(Figure scripts)
* * * * * * * * *
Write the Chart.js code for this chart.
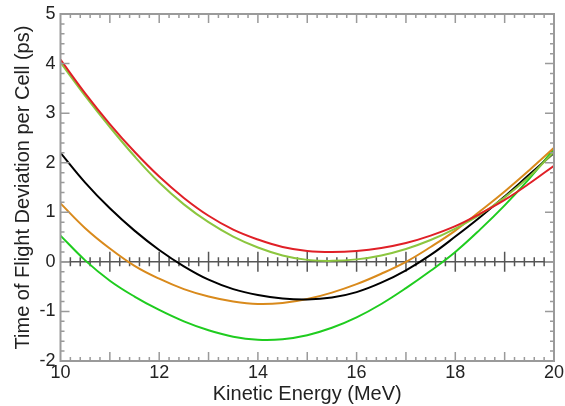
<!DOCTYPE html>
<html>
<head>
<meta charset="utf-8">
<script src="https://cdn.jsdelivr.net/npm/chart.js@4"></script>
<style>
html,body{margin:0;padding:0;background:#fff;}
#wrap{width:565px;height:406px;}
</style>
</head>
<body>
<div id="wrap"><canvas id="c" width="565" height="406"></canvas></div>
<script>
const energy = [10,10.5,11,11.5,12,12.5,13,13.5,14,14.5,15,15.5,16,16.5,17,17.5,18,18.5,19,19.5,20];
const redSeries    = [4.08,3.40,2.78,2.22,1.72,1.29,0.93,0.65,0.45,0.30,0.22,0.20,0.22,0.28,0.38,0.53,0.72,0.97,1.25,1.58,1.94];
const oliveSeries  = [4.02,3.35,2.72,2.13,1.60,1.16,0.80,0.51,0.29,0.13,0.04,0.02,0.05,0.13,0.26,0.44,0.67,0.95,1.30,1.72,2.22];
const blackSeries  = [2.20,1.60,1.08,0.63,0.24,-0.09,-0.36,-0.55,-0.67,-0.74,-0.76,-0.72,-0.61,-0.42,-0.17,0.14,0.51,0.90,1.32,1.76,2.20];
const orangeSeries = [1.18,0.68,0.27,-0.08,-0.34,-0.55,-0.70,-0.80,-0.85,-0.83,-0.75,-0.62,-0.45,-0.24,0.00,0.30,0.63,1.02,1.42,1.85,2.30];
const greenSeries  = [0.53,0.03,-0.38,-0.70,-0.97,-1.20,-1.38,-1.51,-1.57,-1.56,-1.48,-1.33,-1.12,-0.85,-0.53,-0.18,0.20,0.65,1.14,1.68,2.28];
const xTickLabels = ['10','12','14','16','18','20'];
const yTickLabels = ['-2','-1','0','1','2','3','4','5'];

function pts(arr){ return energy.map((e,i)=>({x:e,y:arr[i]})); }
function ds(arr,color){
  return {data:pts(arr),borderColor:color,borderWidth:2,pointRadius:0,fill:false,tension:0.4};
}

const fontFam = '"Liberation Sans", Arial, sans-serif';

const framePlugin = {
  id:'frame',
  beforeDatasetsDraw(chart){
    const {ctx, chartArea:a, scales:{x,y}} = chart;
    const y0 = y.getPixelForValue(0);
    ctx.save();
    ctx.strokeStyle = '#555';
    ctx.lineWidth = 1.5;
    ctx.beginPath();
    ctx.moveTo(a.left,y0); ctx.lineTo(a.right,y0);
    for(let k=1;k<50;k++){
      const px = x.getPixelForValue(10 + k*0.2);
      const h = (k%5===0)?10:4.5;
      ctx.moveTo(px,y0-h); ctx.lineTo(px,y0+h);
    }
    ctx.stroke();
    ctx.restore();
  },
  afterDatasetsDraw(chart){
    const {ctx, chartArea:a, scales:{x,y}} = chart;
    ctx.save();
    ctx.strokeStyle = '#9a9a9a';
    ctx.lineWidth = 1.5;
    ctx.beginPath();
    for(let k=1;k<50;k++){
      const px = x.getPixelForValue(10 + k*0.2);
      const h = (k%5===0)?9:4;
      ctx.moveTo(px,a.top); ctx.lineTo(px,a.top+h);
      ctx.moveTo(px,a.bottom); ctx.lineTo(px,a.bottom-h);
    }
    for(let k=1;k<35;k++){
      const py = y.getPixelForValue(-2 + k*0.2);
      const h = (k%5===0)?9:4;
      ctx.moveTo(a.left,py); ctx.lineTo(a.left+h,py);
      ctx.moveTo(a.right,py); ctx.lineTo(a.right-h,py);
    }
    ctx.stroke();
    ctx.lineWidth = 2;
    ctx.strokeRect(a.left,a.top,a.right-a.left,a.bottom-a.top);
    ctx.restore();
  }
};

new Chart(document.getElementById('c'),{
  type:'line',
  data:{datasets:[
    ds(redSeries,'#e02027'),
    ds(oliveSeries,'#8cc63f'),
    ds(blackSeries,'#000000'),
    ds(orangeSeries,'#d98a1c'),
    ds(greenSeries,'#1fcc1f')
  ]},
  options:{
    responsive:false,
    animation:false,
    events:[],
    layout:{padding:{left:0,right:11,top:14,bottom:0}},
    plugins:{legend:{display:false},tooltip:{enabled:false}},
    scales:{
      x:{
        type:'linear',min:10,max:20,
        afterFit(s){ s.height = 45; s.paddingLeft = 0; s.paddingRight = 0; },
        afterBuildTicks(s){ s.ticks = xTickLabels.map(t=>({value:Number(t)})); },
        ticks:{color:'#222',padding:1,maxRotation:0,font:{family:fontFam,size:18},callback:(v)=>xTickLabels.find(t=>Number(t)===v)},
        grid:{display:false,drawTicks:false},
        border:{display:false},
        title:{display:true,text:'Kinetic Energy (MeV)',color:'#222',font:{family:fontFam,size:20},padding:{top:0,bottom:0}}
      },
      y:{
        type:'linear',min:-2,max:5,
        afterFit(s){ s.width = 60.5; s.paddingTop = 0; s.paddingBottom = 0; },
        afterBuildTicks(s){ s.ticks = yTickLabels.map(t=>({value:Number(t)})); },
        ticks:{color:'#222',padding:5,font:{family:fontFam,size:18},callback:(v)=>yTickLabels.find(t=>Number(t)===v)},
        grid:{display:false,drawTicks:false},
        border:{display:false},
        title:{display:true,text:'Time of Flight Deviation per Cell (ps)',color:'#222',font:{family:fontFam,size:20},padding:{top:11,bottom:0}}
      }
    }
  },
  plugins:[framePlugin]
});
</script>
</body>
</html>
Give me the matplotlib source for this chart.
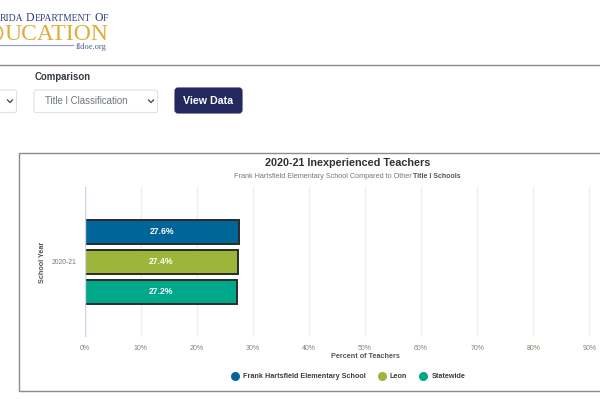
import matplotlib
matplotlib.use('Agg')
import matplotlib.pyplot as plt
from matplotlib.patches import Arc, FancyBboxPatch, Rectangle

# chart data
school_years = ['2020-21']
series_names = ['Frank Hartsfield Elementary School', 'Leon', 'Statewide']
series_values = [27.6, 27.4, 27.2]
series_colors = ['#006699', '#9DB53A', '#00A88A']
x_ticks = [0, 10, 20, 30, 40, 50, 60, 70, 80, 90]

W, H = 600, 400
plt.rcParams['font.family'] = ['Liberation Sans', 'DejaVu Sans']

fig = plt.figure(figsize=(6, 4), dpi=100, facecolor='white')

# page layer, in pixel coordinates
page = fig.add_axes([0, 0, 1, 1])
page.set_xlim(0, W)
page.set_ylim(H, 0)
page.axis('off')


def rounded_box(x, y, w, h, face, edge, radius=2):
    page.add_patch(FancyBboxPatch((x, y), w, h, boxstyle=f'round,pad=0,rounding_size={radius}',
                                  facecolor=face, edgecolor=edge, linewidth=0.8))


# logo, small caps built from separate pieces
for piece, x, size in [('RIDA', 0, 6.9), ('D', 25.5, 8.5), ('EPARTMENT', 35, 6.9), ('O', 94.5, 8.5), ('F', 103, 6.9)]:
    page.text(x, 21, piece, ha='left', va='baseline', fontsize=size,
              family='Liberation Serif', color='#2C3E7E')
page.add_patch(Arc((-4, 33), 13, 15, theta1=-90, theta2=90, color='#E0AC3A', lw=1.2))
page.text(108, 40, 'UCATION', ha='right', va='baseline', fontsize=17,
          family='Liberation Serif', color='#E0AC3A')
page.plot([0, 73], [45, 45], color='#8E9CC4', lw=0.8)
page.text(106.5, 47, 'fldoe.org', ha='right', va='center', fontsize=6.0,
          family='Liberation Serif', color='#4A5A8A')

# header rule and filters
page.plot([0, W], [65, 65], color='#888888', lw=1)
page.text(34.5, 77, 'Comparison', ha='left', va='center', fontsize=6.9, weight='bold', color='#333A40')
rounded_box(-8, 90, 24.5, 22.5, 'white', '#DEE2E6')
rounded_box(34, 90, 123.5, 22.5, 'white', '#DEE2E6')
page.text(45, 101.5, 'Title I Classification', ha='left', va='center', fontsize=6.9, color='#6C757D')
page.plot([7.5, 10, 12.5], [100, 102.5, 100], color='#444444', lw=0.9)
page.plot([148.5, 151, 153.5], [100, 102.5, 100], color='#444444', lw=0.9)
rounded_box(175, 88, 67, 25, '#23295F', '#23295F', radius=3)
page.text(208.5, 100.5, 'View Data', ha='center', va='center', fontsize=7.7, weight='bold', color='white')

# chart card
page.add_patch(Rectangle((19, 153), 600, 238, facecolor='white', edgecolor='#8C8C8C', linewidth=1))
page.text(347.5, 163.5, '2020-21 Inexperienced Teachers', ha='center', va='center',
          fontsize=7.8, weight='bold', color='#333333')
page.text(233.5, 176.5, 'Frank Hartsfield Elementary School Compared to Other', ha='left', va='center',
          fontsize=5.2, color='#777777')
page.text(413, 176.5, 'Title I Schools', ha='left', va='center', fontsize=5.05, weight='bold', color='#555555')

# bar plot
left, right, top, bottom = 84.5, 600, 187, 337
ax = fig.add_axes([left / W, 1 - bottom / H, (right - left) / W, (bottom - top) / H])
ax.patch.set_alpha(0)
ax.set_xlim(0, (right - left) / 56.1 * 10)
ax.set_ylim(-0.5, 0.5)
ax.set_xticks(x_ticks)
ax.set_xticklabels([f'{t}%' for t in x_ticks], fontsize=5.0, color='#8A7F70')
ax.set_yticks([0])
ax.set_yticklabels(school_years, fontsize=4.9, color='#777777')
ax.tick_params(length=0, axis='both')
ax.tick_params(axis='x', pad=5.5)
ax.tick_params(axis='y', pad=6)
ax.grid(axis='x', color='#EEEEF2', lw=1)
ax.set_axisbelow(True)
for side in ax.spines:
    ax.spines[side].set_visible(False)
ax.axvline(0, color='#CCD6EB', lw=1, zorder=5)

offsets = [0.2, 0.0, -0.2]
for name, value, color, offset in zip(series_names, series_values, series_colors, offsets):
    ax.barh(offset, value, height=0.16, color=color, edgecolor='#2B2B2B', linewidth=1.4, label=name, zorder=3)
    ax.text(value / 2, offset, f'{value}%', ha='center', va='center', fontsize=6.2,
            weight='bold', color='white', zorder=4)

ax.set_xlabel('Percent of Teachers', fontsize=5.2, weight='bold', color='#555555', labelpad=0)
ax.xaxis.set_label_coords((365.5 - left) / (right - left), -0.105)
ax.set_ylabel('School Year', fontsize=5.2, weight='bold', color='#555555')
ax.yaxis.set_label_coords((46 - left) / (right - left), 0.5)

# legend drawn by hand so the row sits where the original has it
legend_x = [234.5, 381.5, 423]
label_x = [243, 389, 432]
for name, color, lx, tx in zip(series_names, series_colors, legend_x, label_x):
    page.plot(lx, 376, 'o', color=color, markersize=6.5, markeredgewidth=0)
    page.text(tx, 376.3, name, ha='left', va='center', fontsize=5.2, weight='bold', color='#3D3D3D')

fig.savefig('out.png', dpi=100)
* * * * * * * * *
▸ **DIRECTIONS FOR THIS TASK**: Give again, word for word, only the lines starting at the line with "Give me the matplotlib source for this chart." and ending at the line with "fig = plt.figure(figsize=(6, 4), dpi=100, facecolor='white')", keeping both end lines; pictures stay out.

▸ **COMPLETED TASK**:
Give me the matplotlib source for this chart.
import matplotlib
matplotlib.use('Agg')
import matplotlib.pyplot as plt
from matplotlib.patches import Arc, FancyBboxPatch, Rectangle

# chart data
school_years = ['2020-21']
series_names = ['Frank Hartsfield Elementary School', 'Leon', 'Statewide']
series_values = [27.6, 27.4, 27.2]
series_colors = ['#006699', '#9DB53A', '#00A88A']
x_ticks = [0, 10, 20, 30, 40, 50, 60, 70, 80, 90]

W, H = 600, 400
plt.rcParams['font.family'] = ['Liberation Sans', 'DejaVu Sans']

fig = plt.figure(figsize=(6, 4), dpi=100, facecolor='white')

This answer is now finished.